La Face B : C’est dans l’esprit de l’ego de King Ju
Julien : Tout est dans la tête. Il y a beaucoup d’ego trip. Mais moi, l’ego trip c’est naturel, ce n’est pas pour frimer. C’est juste qu’à l’époque j’écoutais du rap qui disait « Je suis le meilleur… » L’ego trip c’est un prétexte.
La Face B : Est-ce que la prochaine étape pour Stupeflip ne serait pas de réaliser un film de SF ?
Julien : J’en ai parlé dans les interviews que j’ai données. Mais le problème c’est que le cinéma coûte très cher et qu’il faut avoir à faire à des producteurs qui avancent de l’argent. J’ai un problème avec la production car souvent ce sont des mecs sans affect, sans emphase, sans empathie. Malheureusement, c’est soit ça, soit j’apprends à me servir tout seul d’un logiciel 3D.
La Face B : Tu pourrais réaliser un film d’animation ou revenir à la BD.
Julien : Pour l’instant, je n’ai rien de concret. Donc je ne dis rien. Et pour la BD, non, j’ai envie d’une image qui bouge avec du son. Mais le problème, c’est que l’image qui bouge c’est une grosse tannée. C’est une grosse galère, mais je vais y arriver.
La Face B : Et dernière question qu’on t’a déjà posée. J’avais eu la chance de te voir réapparaître sur scène avec Cadillac à la Cigale.
Julien : Je suis allé le soutenir.
La Face B : Mais pour toi, le live c’est fini, fini ?
Julien : Plus jamais, ça m’a tué. En plus, j’ai appris récemment que j’ai une cataracte. Ça m’a bousillé les yeux. Les genoux aussi. Depuis dix ans, j’ai une sciatique à cause de ça. Puis la tension, la pression, la fatigue. Il faut dire que ça fumait pas mal aussi. Ça n’aide pas. Pour les concerts, c’est très cool d’être avec Cadillac et tous les potes, mais c’était également fatigant. Entre 2012 et 2013, ça défonçait ce que l’on faisait en concert.
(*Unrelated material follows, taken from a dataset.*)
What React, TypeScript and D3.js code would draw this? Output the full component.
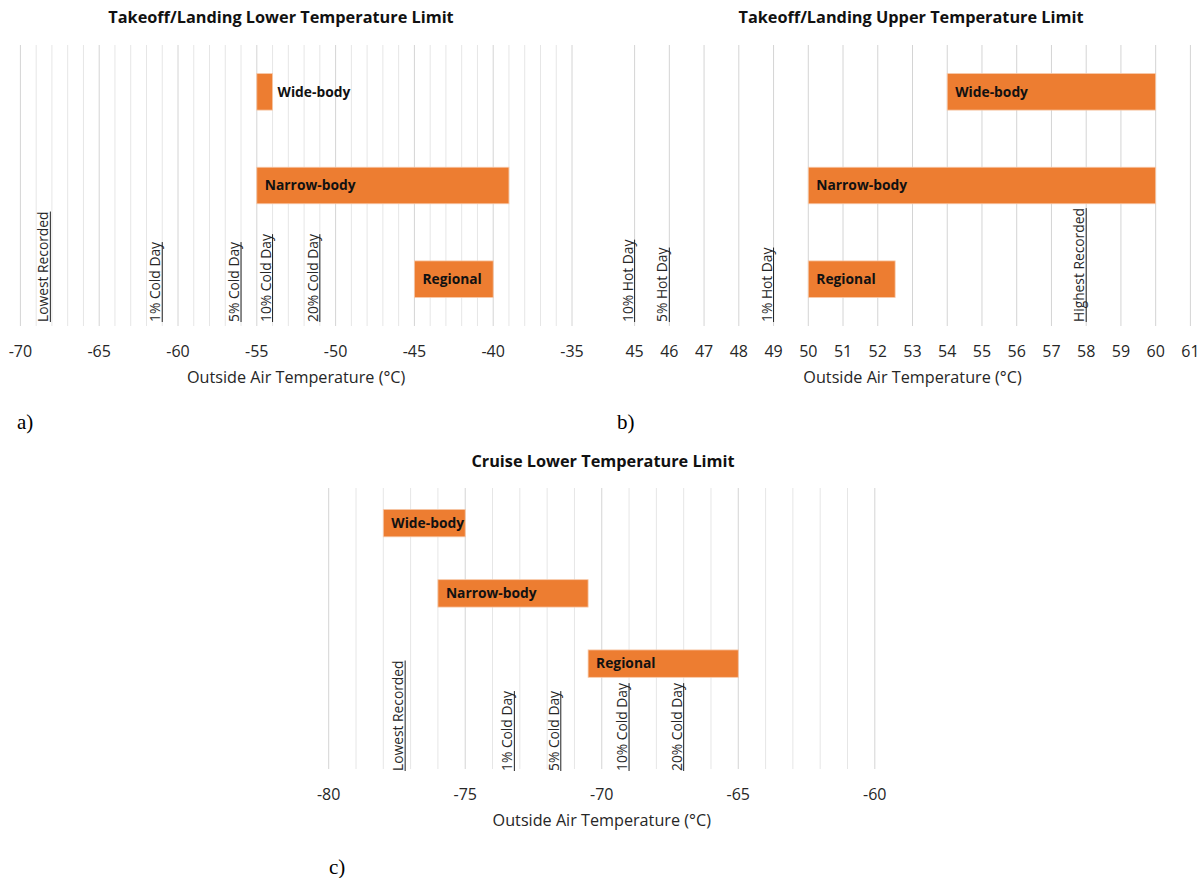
import React from "react";
import * as d3 from "d3";

// ---- Data ----
const categories = ["Wide-body", "Narrow-body", "Regional"];

const lowerTOStart = [-55, -55, -45];
const lowerTOEnd = [-54, -39, -40];
const lowerTOMarkerNames = ["Lowest Recorded", "1% Cold Day", "5% Cold Day", "10% Cold Day", "20% Cold Day"];
const lowerTOMarkerValues = [-68.1, -61, -56, -54, -51];
const lowerTOTicks = [-70, -65, -60, -55, -50, -45, -40, -35];

const upperTOStart = [54, 50, 50];
const upperTOEnd = [60, 60, 52.5];
const upperTOMarkerNames = ["10% Hot Day", "5% Hot Day", "1% Hot Day", "Highest Recorded"];
const upperTOMarkerValues = [45, 46, 49, 58];
const upperTOTicks = [45, 46, 47, 48, 49, 50, 51, 52, 53, 54, 55, 56, 57, 58, 59, 60, 61];

const cruiseStart = [-78, -76, -70.5];
const cruiseEnd = [-75, -70.5, -65];
const cruiseMarkerNames = ["Lowest Recorded", "1% Cold Day", "5% Cold Day", "10% Cold Day", "20% Cold Day"];
const cruiseMarkerValues = [-77.2, -73.2, -71.5, -69, -67];
const cruiseTicks = [-80, -75, -70, -65, -60];

const FONT = "'Open Sans', 'Noto Sans', sans-serif";
const BAR = "#ED7D31";

type PanelProps = {
  title: string;
  titleX: number;
  titleY: number;
  x0: number;
  x1: number;
  top: number;
  bottom: number;
  domain: [number, number];
  ticks: number[];
  minorStep: number;
  majorStep: number;
  starts: number[];
  ends: number[];
  slots: number;
  markerNames: string[];
  markerValues: number[];
  markerBottom: number;
  letter: string;
  letterX: number;
  letterY: number;
};

function Panel(p: PanelProps) {
  const x = d3.scaleLinear().domain(p.domain).range([p.x0, p.x1]);
  const slotIdx = d3.range(p.slots).map(String);
  const y = d3
    .scaleBand<string>()
    .domain(slotIdx)
    .range([p.top, p.bottom])
    .paddingInner(0.61)
    .paddingOuter(0.305);
  const minor = d3.range(p.domain[0], p.domain[1] + 1e-9, p.minorStep);
  const isMajor = (v: number) => Math.abs(Math.round(v / p.majorStep) * p.majorStep - v) < 1e-6;
  const cx = (p.x0 + p.x1) / 2;
  return (
    <g>
      <text x={p.titleX} y={p.titleY} textAnchor="middle" fontFamily={FONT} fontWeight="bold" fontSize={16.3} fill="#111">
        {p.title}
      </text>
      {minor.map((v, i) => (
        <line
          key={"g" + i}
          x1={x(v)}
          x2={x(v)}
          y1={p.top}
          y2={p.bottom}
          stroke={isMajor(v) ? "#d4d4d4" : "#e6e6e6"}
          strokeWidth={1}
        />
      ))}
      {categories.map((c, i) => {
        const bx = x(p.starts[i]);
        const bw = x(p.ends[i]) - bx;
        const by = y(String(i)) as number;
        const bh = y.bandwidth();
        const fits = bw > 60;
        return (
          <g key={"b" + i}>
            <rect x={bx} y={by} width={bw} height={bh} fill={BAR} stroke="#f7c9a9" strokeWidth={0.8} />
            <text
              x={fits ? bx + 8 : bx + bw + 5}
              y={by + bh / 2}
              dy="0.35em"
              fontFamily={FONT}
              fontWeight="bold"
              fontSize={13.8}
              fill="#111"
            >
              {c}
            </text>
          </g>
        );
      })}
      {p.markerNames.map((m, i) => {
        const mx = x(p.markerValues[i]);
        return <MarkerLabel key={"m" + i} name={m} x={mx} bottom={p.markerBottom} />;
      })}
      {p.ticks.map((t, i) => (
        <text key={"t" + i} x={x(t)} y={p.bottom + 31} textAnchor="middle" fontFamily={FONT} fontSize={16} fill="#262626">
          {t}
        </text>
      ))}
      <text x={cx} y={p.bottom + 57} textAnchor="middle" fontFamily={FONT} fontSize={16.2} fill="#262626">
        Outside Air Temperature (°C)
      </text>
      <text x={p.letterX} y={p.letterY} fontFamily="'Liberation Serif', 'Times New Roman', serif" fontSize={21} fill="#000">
        {p.letter}
      </text>
    </g>
  );
}

function MarkerLabel({ name, x, bottom }: { name: string; x: number; bottom: number }) {
  const ref = React.useRef<SVGTextElement>(null);
  const [len, setLen] = React.useState(0);
  React.useLayoutEffect(() => {
    if (ref.current) setLen(ref.current.getComputedTextLength());
  }, [name]);
  return (
    <g>
      <text
        ref={ref}
        transform={`translate(${x - 2},${bottom}) rotate(-90)`}
        fontFamily={FONT}
        fontSize={13.8}
        fill="#262626"
      >
        {name}
      </text>
      <line x1={x} x2={x} y1={bottom} y2={bottom - len} stroke="#222" strokeWidth={1} />
    </g>
  );
}

export default function App() {
  return (
    <svg width={1203} height={878} style={{ position: "absolute", left: 0, top: 0, background: "#fff" }}>
      <Panel
        title="Takeoff/Landing Lower Temperature Limit"
        titleX={281}
        titleY={23}
        x0={20.4}
        x1={572}
        top={45}
        bottom={326}
        domain={[-70, -35]}
        ticks={lowerTOTicks}
        minorStep={1}
        majorStep={5}
        starts={lowerTOStart}
        ends={lowerTOEnd}
        slots={3}
        markerNames={lowerTOMarkerNames}
        markerValues={lowerTOMarkerValues}
        markerBottom={322}
        letter="a)"
        letterX={17}
        letterY={429}
      />
      <Panel
        title="Takeoff/Landing Upper Temperature Limit"
        titleX={911}
        titleY={23}
        x0={634.6}
        x1={1190.4}
        top={45}
        bottom={326}
        domain={[45, 61]}
        ticks={upperTOTicks}
        minorStep={1}
        majorStep={1}
        starts={upperTOStart}
        ends={upperTOEnd}
        slots={3}
        markerNames={upperTOMarkerNames}
        markerValues={upperTOMarkerValues}
        markerBottom={322}
        letter="b)"
        letterX={617}
        letterY={429}
      />
      <Panel
        title="Cruise Lower Temperature Limit"
        titleX={603}
        titleY={467}
        x0={328.7}
        x1={874.8}
        top={488}
        bottom={769}
        domain={[-80, -60]}
        ticks={cruiseTicks}
        minorStep={1}
        majorStep={5}
        starts={cruiseStart}
        ends={cruiseEnd}
        slots={4}
        markerNames={cruiseMarkerNames}
        markerValues={cruiseMarkerValues}
        markerBottom={771}
        letter="c)"
        letterX={329}
        letterY={874}
      />
    </svg>
  );
}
La Face B : Sur la deuxième partie HypnoFlip où vous faisiez des DJ Sets après.
Julien : Là, on a fait quelques bons concerts.
La Face B : Je vous ai vus à cette époque et ça défonçait.
Julien : Tu as eu de la chance. Mais il fallait nous voir en 2013. C’était là où c’était top !
La Face B : J’ai des souvenirs de votre deuxième Aéronef à Lille.
Julien : Terrible ! Ça commençait à bien tourner. En fait, si j’avais continué, ça aurait pu devenir gros. Et je voulais éviter ça. Peut-être que l’on pense que je pète un câble quand je dis ça, mais franchement si on avait continué ces concerts là ça serait devenu big. En même temps, c’est hyper courageux ce que j’ai fait. J’ai sabordé le truc et je suis hyper fier de l’avoir fait.
La Face B : C’est ce que tu as fait à chaque fois.
Julien : Je ne veux pas être dans la lumière. Je veux que l’on m’oublie. De toute façon, maintenant on va m’oublier. Je fais un peu de promo et puis au revoir.
La Face B : Détruire pour mieux reconstruire.
Julien : J’ai besoin de me retrouver un peu tranquille.